## WHAT YOU ARE ASKED TO DO
From the entries that follow, list every line in which the string "this" appears.
☆ ☆ ☆ ☆ ☆ ☆ ☆
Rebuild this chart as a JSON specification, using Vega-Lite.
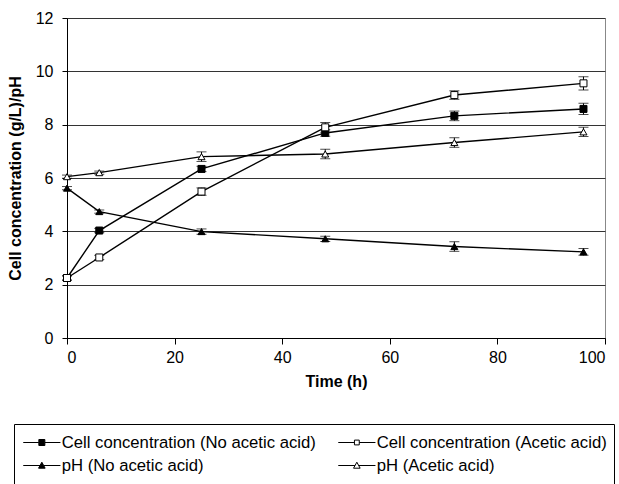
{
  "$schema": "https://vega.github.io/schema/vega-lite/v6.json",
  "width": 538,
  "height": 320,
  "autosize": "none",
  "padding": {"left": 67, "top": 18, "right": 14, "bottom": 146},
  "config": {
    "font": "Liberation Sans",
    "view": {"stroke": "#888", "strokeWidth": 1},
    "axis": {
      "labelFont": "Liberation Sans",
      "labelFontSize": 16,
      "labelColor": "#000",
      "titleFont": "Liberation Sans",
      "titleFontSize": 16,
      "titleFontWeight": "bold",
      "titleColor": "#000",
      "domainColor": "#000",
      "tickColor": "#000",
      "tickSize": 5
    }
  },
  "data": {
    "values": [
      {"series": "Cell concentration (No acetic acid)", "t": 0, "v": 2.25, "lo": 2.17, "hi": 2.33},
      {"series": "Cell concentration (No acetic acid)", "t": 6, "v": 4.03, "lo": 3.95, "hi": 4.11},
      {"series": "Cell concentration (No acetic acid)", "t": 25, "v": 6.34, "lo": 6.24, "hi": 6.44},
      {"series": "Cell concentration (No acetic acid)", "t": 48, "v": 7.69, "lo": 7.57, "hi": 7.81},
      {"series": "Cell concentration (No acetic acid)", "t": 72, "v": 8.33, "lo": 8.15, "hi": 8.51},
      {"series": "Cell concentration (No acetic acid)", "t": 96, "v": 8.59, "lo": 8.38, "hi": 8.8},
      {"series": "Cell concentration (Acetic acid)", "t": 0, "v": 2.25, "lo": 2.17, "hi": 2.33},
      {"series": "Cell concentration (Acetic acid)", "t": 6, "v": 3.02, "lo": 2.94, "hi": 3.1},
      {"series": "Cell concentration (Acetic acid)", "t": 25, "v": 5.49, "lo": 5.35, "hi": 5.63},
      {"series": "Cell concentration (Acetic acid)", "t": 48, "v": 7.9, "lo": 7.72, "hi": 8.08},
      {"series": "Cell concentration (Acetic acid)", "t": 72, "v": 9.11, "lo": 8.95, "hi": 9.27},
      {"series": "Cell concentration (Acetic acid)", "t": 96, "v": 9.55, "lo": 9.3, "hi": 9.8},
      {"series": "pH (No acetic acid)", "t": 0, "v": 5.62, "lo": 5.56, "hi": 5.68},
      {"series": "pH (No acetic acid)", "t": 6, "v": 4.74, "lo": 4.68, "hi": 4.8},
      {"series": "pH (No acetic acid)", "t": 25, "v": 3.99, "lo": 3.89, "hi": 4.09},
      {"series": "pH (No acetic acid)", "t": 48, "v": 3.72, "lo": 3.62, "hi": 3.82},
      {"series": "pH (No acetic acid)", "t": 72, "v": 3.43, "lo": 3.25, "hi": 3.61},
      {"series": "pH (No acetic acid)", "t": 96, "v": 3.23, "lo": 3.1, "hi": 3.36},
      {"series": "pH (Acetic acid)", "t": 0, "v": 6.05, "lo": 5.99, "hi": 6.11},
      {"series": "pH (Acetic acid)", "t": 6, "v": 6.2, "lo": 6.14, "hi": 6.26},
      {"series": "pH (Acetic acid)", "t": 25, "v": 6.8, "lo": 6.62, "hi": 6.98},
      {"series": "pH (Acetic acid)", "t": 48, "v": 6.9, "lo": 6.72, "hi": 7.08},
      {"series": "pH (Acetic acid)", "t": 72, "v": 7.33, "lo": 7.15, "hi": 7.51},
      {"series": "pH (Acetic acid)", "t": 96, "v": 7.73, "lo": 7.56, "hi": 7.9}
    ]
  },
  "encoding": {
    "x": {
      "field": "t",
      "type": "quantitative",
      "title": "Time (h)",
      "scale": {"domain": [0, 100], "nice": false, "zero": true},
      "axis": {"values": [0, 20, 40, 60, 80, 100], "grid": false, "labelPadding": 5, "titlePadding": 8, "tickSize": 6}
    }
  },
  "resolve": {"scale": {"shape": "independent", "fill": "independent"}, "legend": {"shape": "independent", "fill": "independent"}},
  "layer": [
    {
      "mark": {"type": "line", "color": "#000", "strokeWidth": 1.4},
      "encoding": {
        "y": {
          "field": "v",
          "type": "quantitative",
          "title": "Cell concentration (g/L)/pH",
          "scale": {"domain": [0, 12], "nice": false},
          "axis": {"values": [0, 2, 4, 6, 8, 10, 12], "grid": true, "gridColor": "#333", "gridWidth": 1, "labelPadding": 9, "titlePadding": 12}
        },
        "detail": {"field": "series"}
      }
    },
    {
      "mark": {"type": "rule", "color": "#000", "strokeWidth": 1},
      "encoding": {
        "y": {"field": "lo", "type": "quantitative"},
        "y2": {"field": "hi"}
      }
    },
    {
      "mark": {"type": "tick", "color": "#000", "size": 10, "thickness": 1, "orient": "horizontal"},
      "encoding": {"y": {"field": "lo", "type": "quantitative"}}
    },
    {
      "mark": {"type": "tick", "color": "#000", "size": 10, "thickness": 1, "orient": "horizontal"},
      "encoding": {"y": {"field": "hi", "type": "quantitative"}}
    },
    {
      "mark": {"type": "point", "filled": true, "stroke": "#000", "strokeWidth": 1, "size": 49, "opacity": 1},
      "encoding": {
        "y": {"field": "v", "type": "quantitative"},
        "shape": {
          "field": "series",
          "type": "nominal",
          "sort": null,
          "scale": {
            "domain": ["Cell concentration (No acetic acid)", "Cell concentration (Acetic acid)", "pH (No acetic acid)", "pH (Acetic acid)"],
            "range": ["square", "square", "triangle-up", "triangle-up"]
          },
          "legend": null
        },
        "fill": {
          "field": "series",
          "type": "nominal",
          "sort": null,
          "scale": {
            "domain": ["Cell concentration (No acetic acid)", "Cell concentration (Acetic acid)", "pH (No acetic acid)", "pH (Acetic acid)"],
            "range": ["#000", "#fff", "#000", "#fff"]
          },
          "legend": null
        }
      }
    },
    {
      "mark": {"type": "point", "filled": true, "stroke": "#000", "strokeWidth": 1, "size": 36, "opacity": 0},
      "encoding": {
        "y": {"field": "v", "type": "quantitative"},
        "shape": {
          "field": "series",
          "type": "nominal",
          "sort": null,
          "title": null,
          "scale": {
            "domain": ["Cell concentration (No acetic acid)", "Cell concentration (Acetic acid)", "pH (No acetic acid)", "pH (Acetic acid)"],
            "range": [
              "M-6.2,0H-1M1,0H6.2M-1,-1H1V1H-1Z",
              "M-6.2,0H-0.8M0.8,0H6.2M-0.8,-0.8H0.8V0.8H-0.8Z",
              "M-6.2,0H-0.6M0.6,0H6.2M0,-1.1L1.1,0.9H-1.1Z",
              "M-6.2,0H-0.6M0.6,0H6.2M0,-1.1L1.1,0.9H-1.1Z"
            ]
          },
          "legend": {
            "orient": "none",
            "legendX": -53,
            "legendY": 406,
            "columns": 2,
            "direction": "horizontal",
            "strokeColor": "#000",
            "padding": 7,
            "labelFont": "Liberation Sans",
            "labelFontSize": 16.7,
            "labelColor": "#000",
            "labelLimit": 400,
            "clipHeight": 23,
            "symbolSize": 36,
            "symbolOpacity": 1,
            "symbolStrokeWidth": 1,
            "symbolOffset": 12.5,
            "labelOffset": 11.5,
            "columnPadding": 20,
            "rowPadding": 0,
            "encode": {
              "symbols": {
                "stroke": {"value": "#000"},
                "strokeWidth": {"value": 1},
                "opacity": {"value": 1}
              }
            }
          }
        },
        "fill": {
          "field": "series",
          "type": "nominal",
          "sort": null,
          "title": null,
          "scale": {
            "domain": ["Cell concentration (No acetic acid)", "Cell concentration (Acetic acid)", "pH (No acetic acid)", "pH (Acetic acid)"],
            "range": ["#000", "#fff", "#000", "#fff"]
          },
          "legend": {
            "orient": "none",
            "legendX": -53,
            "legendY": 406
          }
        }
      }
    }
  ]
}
☆ ☆ ☆ ☆ ☆ ☆ ☆
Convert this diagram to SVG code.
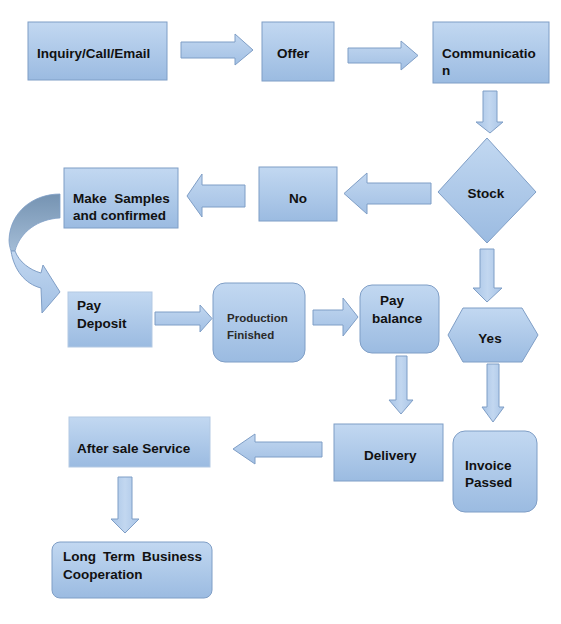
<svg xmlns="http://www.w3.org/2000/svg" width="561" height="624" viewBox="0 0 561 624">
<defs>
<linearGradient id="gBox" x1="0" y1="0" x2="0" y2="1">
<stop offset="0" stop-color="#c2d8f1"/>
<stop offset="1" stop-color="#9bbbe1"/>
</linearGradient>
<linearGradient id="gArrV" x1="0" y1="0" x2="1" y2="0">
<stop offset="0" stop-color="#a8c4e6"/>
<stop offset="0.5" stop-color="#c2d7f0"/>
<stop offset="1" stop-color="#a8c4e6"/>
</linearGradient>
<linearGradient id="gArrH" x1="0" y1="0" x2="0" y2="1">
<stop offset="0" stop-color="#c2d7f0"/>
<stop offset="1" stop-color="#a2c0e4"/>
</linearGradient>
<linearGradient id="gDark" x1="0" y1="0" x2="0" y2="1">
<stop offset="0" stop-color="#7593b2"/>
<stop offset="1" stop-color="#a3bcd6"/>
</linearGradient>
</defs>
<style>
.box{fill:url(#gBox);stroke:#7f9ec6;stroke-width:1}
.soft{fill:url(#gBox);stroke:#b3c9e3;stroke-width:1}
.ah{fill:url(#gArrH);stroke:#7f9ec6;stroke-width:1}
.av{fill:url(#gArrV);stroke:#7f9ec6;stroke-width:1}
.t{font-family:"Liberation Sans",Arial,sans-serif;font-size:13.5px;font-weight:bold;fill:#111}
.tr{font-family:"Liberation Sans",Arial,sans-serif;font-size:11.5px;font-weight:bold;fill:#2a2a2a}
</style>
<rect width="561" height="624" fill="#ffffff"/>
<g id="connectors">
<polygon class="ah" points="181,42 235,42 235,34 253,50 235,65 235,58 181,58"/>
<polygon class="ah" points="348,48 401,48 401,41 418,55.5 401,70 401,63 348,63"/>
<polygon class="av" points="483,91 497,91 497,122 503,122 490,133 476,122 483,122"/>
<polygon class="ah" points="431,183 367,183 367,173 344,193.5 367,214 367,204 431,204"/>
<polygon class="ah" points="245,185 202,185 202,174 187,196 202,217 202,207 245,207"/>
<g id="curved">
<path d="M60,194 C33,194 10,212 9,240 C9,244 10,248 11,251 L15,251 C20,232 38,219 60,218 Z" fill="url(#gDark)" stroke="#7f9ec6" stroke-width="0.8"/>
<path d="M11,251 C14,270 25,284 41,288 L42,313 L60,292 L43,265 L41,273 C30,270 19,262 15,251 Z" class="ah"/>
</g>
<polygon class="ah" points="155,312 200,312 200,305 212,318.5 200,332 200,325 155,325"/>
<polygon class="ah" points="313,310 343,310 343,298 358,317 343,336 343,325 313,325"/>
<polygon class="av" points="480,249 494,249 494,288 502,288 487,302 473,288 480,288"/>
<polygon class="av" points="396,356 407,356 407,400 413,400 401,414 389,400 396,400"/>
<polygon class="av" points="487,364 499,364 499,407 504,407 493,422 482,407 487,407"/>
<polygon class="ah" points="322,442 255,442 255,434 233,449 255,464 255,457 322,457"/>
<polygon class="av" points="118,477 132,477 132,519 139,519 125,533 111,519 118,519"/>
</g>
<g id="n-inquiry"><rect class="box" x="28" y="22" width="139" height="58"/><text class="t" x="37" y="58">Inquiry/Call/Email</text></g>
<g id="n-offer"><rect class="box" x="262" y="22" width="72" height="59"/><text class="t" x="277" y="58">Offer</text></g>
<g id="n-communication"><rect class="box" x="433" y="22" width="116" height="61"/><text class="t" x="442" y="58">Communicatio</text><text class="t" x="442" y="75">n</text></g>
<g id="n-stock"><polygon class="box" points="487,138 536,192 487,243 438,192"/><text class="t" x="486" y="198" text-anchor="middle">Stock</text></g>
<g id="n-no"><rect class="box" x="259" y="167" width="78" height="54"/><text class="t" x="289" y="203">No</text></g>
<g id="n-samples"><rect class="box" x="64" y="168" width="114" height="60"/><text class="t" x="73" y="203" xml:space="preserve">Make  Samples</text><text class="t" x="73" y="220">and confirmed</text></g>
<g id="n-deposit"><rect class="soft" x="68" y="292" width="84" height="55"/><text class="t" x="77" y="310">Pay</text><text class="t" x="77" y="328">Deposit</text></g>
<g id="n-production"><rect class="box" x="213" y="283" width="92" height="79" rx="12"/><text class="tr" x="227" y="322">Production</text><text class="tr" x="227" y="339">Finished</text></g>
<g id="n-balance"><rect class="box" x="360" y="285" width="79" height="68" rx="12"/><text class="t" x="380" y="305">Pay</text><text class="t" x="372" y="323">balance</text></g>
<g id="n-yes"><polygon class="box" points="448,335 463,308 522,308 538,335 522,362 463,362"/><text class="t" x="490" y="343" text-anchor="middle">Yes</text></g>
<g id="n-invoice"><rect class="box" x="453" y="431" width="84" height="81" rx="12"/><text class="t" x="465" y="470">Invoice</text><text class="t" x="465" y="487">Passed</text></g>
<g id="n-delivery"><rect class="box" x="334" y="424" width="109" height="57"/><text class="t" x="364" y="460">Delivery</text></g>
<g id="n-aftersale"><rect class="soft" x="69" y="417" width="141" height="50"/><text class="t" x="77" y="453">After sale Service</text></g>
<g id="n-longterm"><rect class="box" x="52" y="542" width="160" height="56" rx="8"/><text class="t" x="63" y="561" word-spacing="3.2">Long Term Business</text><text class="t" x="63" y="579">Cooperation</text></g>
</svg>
☆ ☆ ☆ ☆ ☆ ☆ ☆
## COMPLETE OUTPUT
Rebuild this chart as a JSON specification, using Vega-Lite.
Convert this diagram to SVG code.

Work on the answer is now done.